His mother, entering the room at that moment, overheard this last remark and read him a fond but reproving lecture on the respect due to the dead. When she perceived that this made very little impression on him she begged him to consider her feelings. Stella, realising that her mother was going to expatiate sadly on the loneliness of widowhood, slipped out of the room, and went upstairs, only to run into her aunt, who had temporarily forgotten her woes in the discovery that owing to the window in Gregory Matthews' bathroom having been left open the new bottle of his medicine had been blown over into the washbasin, and smashed.

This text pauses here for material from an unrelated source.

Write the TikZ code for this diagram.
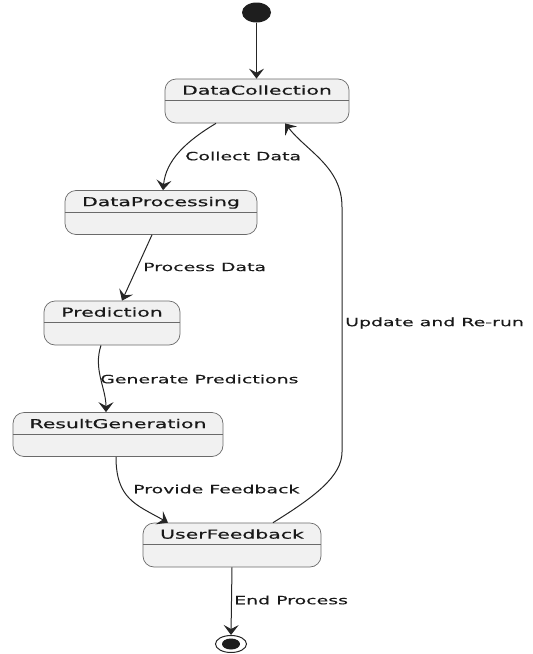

“I can't see that it matters,” said Stella crossly. “You couldn't use up somebody else's tonic.”
“No, but the chemist always allows us something on the bottles,” said Miss Matthews severely.
Stella looked with faint repulsion at the assortment of objects in her aunt's clutch, and wondered how one could be expected to feel solemn about death when one's relatives behaved like Aunt Harriet. Miss Matthews had triumphantly collected from her brother's bathroom his sponges and face-flannel (which would all come in useful for cleaning-rags), a cake of soap, two toothbrushes (excellent for scrubbing silver filigree dishes), a half-used tube of toothpaste (which she proposed to use up herself as soon as her own was finished), a bottle of mouth-wash, and a loofah.
“I thought Guy might like the loofah,” said Miss Matthews. “It's a very good one. There's the end of a stick of shaving-soap too.”
“If you take my advice you won't offer it to him,” said Stella. “He's a bit squeamish.”